Clearly, support for low-level assembly debugging only requires
the following from a symbol table:
- Address to name translation
- Name to address translation
- Address range to section translation
- Memory map information
This is fairly simple to implement for linear address
spaces. It becomes more complex for segmented or overlayed
address spaces, since the information about which address
space is desired must be associated with every request.
- High-level Symbol Table
This type of symbol table is in addition to the low-level symbol
table, and is considerably more difficult to implement. It has
to support the following:
- Address to function translation
- Address to source file+line number translation
- Source file+line number to address translation
- Location (register, SP+offset, address) to variable
translation
- Name to symbol translation (name resolution)

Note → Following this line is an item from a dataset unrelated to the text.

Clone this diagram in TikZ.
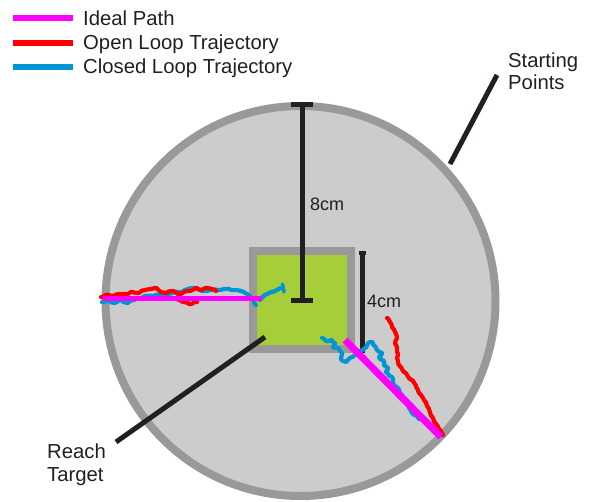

- Symbol to location translation
- Stack frame information for each address range
- Type system, to map symbols to their high-level
definitions. For functions, return address and list of
formal parameters; for variables, size and structure of
the memory allocated to the variable.
Most of this information comes from the object file loader, and
there is almost a one-to-one mapping between a full-featured
file format such as Dwarf-3 and the in-memory representation of
the symbolic information.
The precision by which the high-level symbol table describes the
language entities will directly affect the end-user debugging
experience.
Since high-level symbolic information can take up a lot of
space, some mechanism to only partially load the symbolic
information in memory should be implemented if large files are
to be debugged.
An extension mechanism should be considered to allow the main
symbol table to be extended to describe special types such as
the __vector and __packed types found in DSP processors.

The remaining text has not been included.